Mobilization decreasing city services, NLC study says

| 3/18/2003

The recent mobilization of National Guard and military reserve units will leave about one-fourth of the nation’s cities less able to provide services as they lose police, firefighters, administrators and other employees, according to a National League of Cities poll.

The poll, which was answered by 461 cities, was conducted between Feb. 24 and March 3. Almost 26 percent of the cities said they would be less able to provide the same level of services because of activations. Almost half of the cities, 46 percent, said they expect more employees to be called to active duty in the future.

Of the employees who are leaving for active duty in the Middle East:

  • 64 percent of cities (293 of 461) said police officers have been called.
  • 21 percent of cities (97 of 461) said firefighters have been called.
  • 21 percent of cities (98 of 461) said "other" staff have been called.
  • 6 percent of cities (28 of 461) said administrative staff have been called.
  • 2 percent of cities (8 of 461) said emergency personnel have been called.

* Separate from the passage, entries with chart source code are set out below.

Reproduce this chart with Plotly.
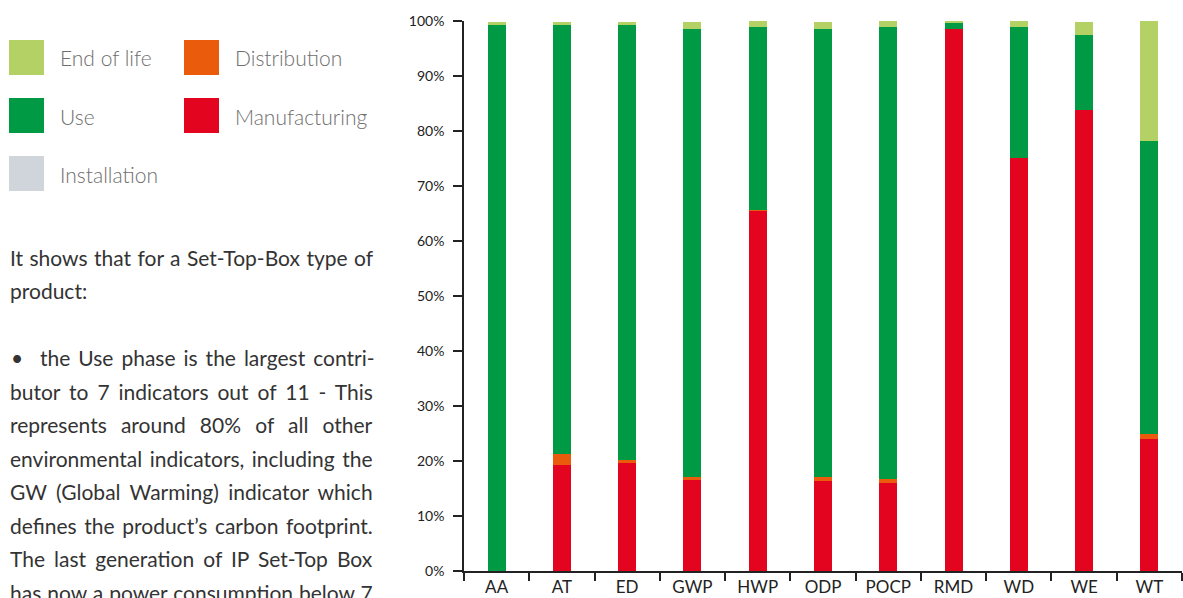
import plotly.graph_objects as go

categories = ["AA", "AT", "ED", "GWP", "HWP", "ODP", "POCP", "RMD", "WD", "WE", "WT"]
manufacturing = [0, 19.3, 19.7, 16.5, 65.5, 16.4, 16.0, 98.5, 75.1, 83.8, 24.0]
distribution = [0, 2.0, 0.5, 0.6, 0.1, 0.7, 0.7, 0, 0, 0, 0.9]
installation = [0, 0, 0, 0, 0, 0, 0, 0, 0, 0, 0]
use = [99.3, 78.0, 79.1, 81.4, 33.3, 81.4, 82.2, 1.1, 23.8, 13.7, 53.3]
end_of_life = [0.5, 0.5, 0.5, 1.3, 1.1, 1.3, 1.1, 0.4, 1.1, 2.3, 21.8]

y_ticks = [0, 10, 20, 30, 40, 50, 60, 70, 80, 90, 100]
y_tick_labels = ["0%", "10%", "20%", "30%", "40%", "50%", "60%", "70%", "80%", "90%", "100%"]

series = [
    ("Manufacturing", manufacturing, "#E30520"),
    ("Distribution", distribution, "#EA5B0C"),
    ("Installation", installation, "#D0D5DC"),
    ("Use", use, "#009A44"),
    ("End of life", end_of_life, "#B3D165"),
]

legend_items = [
    ("End of life", "#B3D165", 0, 0),
    ("Distribution", "#EA5B0C", 1, 0),
    ("Use", "#009A44", 0, 1),
    ("Manufacturing", "#E30520", 1, 1),
    ("Installation", "#D0D5DC", 0, 2),
]

# (text, left x, word spacing px)
body_lines = [
    ("It shows that for a Set-Top-Box type of", 8, 1.05),
    ("product:", 8, 0),
    ("", 8, 0),
    ("the Use phase is the largest contri-", 38, 2.6),
    ("butor to 7 indicators out of 11 - This", 8, 3.6),
    ("represents around 80% of all other", 8, 8.8),
    ("environmental indicators, including the", 8, 2.1),
    ("GW (Global Warming) indicator which", 8, 4.0),
    ("defines the product’s carbon footprint.", 8, 2.25),
    ("The last generation of IP Set-Top Box", 8, 3.7),
    ("has now a power consumption below 7", 8, 0.6),
]

W, H = 1183, 598
FONT = "Lato"
PL, PR, PT, PB = 464, 1, 21, 27
PW, PH = W - PL - PR, H - PT - PB


def px(x):
    return (x - PL) / PW


def py(y):
    return (H - PB - y) / PH


fig = go.Figure()
for name, vals, col in series:
    fig.add_trace(go.Bar(x=categories, y=vals, name=name, marker=dict(color=col, line=dict(width=0)),
                         showlegend=False))

shapes = []
annotations = []
for label, col, cx, ry in legend_items:
    x0 = 9 + cx * 175
    y0 = 40 + ry * 58
    shapes.append(dict(type="rect", xref="paper", yref="paper",
                       x0=px(x0), x1=px(x0 + 35), y0=py(y0 + 35), y1=py(y0),
                       fillcolor=col, line=dict(width=0), layer="above"))
    annotations.append(dict(xref="paper", yref="paper", x=px(x0 + 49), y=py(y0 + 18),
                            text=label, showarrow=False, xanchor="left", yanchor="middle",
                            font=dict(family=FONT, size=21, color="#6e6e6e", weight=300)))

for i, (line, lx, ws) in enumerate(body_lines):
    if not line:
        continue
    yc = 257 + i * 33.5
    annotations.append(dict(xref="paper", yref="paper", x=px(lx), y=py(yc),
                            text=f'<span style="word-spacing:{ws}px">{line}</span>',
                            showarrow=False, xanchor="left", yanchor="middle",
                            font=dict(family=FONT, size=21, color="#333333")))
# bullet
annotations.append(dict(xref="paper", yref="paper", x=px(9), y=py(257 + 3 * 33.5),
                        text="•", showarrow=False, xanchor="left", yanchor="middle",
                        font=dict(family=FONT, size=21, color="#333333")))

fig.update_layout(
    barmode="stack",
    bargap=0.725,
    width=W, height=H,
    margin=dict(l=PL, r=PR, t=PT, b=PB),
    paper_bgcolor="white", plot_bgcolor="white",
    shapes=shapes, annotations=annotations,
    font=dict(family=FONT),
)
fig.update_xaxes(showline=True, linecolor="#222", linewidth=1.5, ticks="outside", tickson="boundaries",
                 ticklen=8, tickcolor="#222", tickwidth=1.5, showgrid=False,
                 tickfont=dict(family=FONT, size=17, color="#222"))
fig.update_yaxes(range=[0, 100], tickmode="array", tickvals=y_ticks, ticktext=y_tick_labels,
                 showline=True, linecolor="#222",
                 linewidth=1.5, ticks="outside", ticklen=9, tickcolor="#222", tickwidth=1.5,
                 showgrid=False, zeroline=False, ticklabelstandoff=6,
                 tickfont=dict(family=FONT, size=14, color="#222"))

fig.write_html("out.html")
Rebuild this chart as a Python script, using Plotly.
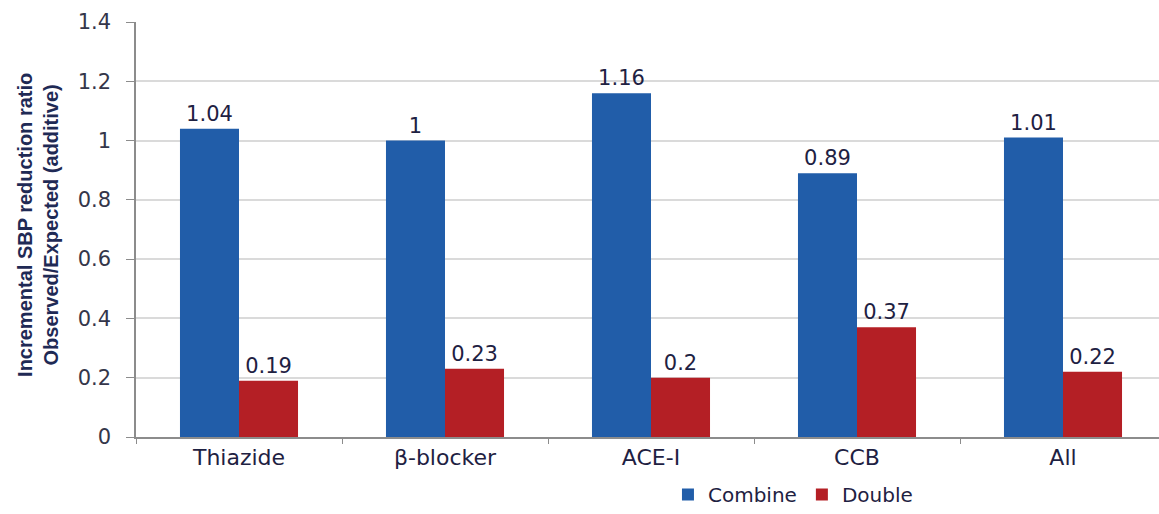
import plotly.graph_objects as go

# Drug classes and observed/expected SBP reduction ratios
categories = ["Thiazide", "β-blocker", "ACE-I", "CCB", "All"]
combine = [1.04, 1.00, 1.16, 0.89, 1.01]
double = [0.19, 0.23, 0.20, 0.37, 0.22]
combine_labels = ["1.04", "1", "1.16", "0.89", "1.01"]
double_labels = ["0.19", "0.23", "0.2", "0.37", "0.22"]

BLUE = "#215DA9"
RED = "#B41F25"
TEXT = "#1E2142"
WIDE = "DejaVu Sans, Verdana, sans-serif"
NARROW = "Liberation Sans, Arial, sans-serif"

fig = go.Figure()
fig.add_trace(go.Bar(
    name="Combine", x=categories, y=combine,
    marker=dict(color=BLUE, line=dict(width=0)),
    text=combine_labels, textposition="outside", cliponaxis=False,
    textfont=dict(size=21, color=TEXT, family=WIDE),
))
fig.add_trace(go.Bar(
    name="Double", x=categories, y=double,
    marker=dict(color=RED, line=dict(width=0)),
    text=double_labels, textposition="outside", cliponaxis=False,
    textfont=dict(size=21, color=TEXT, family=WIDE),
))

fig.update_layout(
    width=1159, height=514,
    margin=dict(l=136, r=0, t=22, b=77, autoexpand=False),
    paper_bgcolor="white", plot_bgcolor="white",
    barmode="group", bargap=0.427, bargroupgap=0,
    font=dict(family=WIDE, color=TEXT, size=18),
    showlegend=True,
    legend=dict(
        orientation="h", x=0.52, xanchor="left",
        yref="container", y=-0.012, yanchor="bottom",
        font=dict(size=20, color=TEXT, family=WIDE), itemwidth=30,
        traceorder="normal", bgcolor="rgba(0,0,0,0)",
    ),
)

fig.update_xaxes(
    range=[-0.5, 4.466], automargin=False,
    showline=True, linecolor="#8c8c8c", linewidth=1.5,
    ticks="outside", tickson="boundaries", ticklen=5, tickcolor="#8c8c8c",
    tickfont=dict(size=22, color=TEXT, family=WIDE), showgrid=False,
)
fig.update_yaxes(
    range=[0, 1.4], dtick=0.2, tickformat="~g", automargin=False,
    showline=True, linecolor="#8c8c8c", linewidth=1.5,
    ticks="outside", ticklen=8, tickcolor="#8c8c8c", ticklabelstandoff=11,
    showgrid=True, gridcolor="#dadada", gridwidth=1.5,
    tickfont=dict(size=21, color="#34364a", family=WIDE),
    zeroline=False,
)

# Two-line bold axis title placed beside the tick labels
fig.add_annotation(
    text="<b>Incremental SBP reduction ratio<br>Observed/Expected (additive)</b>",
    xref="paper", yref="paper", x=-0.0958, y=0.511,
    xanchor="center", yanchor="middle", textangle=-90, showarrow=False,
    font=dict(size=20, color="#1F2A55", family=NARROW),
)

fig.write_html("out.html")
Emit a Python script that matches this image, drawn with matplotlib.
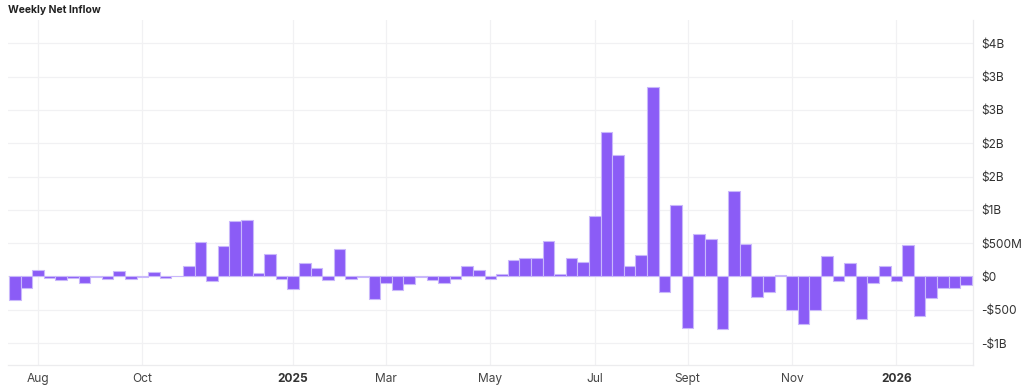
import pandas as pd
import matplotlib.pyplot as plt

plt.rcParams['font.family'] = ['Inter', 'DejaVu Sans']

# weekly net inflow, billions USD, weeks starting Mon 2024-07-22
weeks = pd.date_range('2024-07-22', periods=83, freq='7D')
inflow = [
    -0.35, -0.175, 0.10, -0.02, -0.05, -0.02, -0.10, -0.015, -0.04, 0.08,
    -0.04, -0.01, 0.07, -0.03, 0.01, 0.15, 0.51, -0.075, 0.46, 0.83,
    0.85, 0.05, 0.34, -0.045, -0.19, 0.205, 0.13, -0.05, 0.415, -0.04,
    -0.01, -0.335, -0.105, -0.20, -0.11, -0.01, -0.06, -0.095, -0.04, 0.15,
    0.10, -0.04, 0.04, 0.25, 0.28, 0.28, 0.53, 0.04, 0.28, 0.21,
    0.90, 2.17, 1.83, 0.15, 0.32, 2.84, -0.23, 1.075, -0.78, 0.63,
    0.555, -0.79, 1.29, 0.49, -0.305, -0.24, 0.015, -0.50, -0.72, -0.50,
    0.31, -0.07, 0.205, -0.64, -0.105, 0.16, -0.07, 0.47, -0.60, -0.33,
    -0.17, -0.17, -0.125,
]

y_ticks = [-1, -0.5, 0, 0.5, 1, 1.5, 2, 2.5, 3, 3.5]
y_labels = ['-$1B', '-$500', '$0', '$500M', '$1B', '$2B', '$2B', '$3B', '$3B', '$4B']

# x ticks: first week of every second month
tick_months = ['2024-08', '2024-10', '2025-01', '2025-03', '2025-05',
               '2025-07', '2025-09', '2025-11', '2026-01']
tick_labels = ['Aug', 'Oct', '2025', 'Mar', 'May', 'Jul', 'Sept', 'Nov', '2026']

month_str = weeks.strftime('%Y-%m')
tick_pos = [list(month_str).index(m) for m in tick_months]

fig = plt.figure(figsize=(10.24, 3.92), dpi=100)
ax = fig.add_axes([8 / 1024, 27 / 392, 965 / 1024, 345 / 392])

x = list(range(len(inflow)))
ax.bar(x, inflow, width=1.0, color='#8b5cf6', edgecolor='#c9b8fb',
       linewidth=0.8, zorder=3)

ax.set_xlim(-0.59, 82.6)
ax.set_ylim(-1.33, 3.85)

ax.set_yticks(y_ticks)
ax.set_yticklabels(y_labels)
ax.yaxis.tick_right()
ax.tick_params(axis='y', length=0, pad=6, labelsize=8.6, labelcolor='#333333')

ax.set_xticks(tick_pos)
ax.set_xticklabels(tick_labels)
ax.tick_params(axis='x', length=0, pad=6, labelsize=8.6, labelcolor='#444444')
for lbl in ax.get_xticklabels():
    if lbl.get_text().isdigit():
        lbl.set_fontweight('bold')
        lbl.set_color('#333333')

ax.grid(True, color='#f1f1f3', linewidth=0.9, zorder=0)
for side in ['top', 'left']:
    ax.spines[side].set_visible(False)
for side in ['right', 'bottom']:
    ax.spines[side].set_color('#ececee')
    ax.spines[side].set_linewidth(0.9)

fig.text(8 / 1024, 1 - 10 / 392, 'Weekly Net Inflow', fontsize=7.5,
         fontweight='bold', color='#222222', va='center', ha='left')

fig.savefig('out.png', dpi=100, facecolor='white')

"The reserve and guard call-ups come on top of fiscal problems in many states and localities as well as heightened responsibilities for homeland security," NLC President John DeStefano Jr., mayor of New Haven, CT, said.

DeStefano said 3,029 city leaders were coming to Washington, DC, this week to urge Congress and the administration to do a better job of partnering with local governments on issues like helping to provide homeland and economic security.

As of Feb. 26, 168,083 reserves and guards were stationed in the Middle East to support a possible war with Iraq. Even in those cities that said the mobilizations would not affect their ability to provide services, the call-ups are placing increased strains on already thin budgets as departments increase overtime to cover absent employees, NLC said.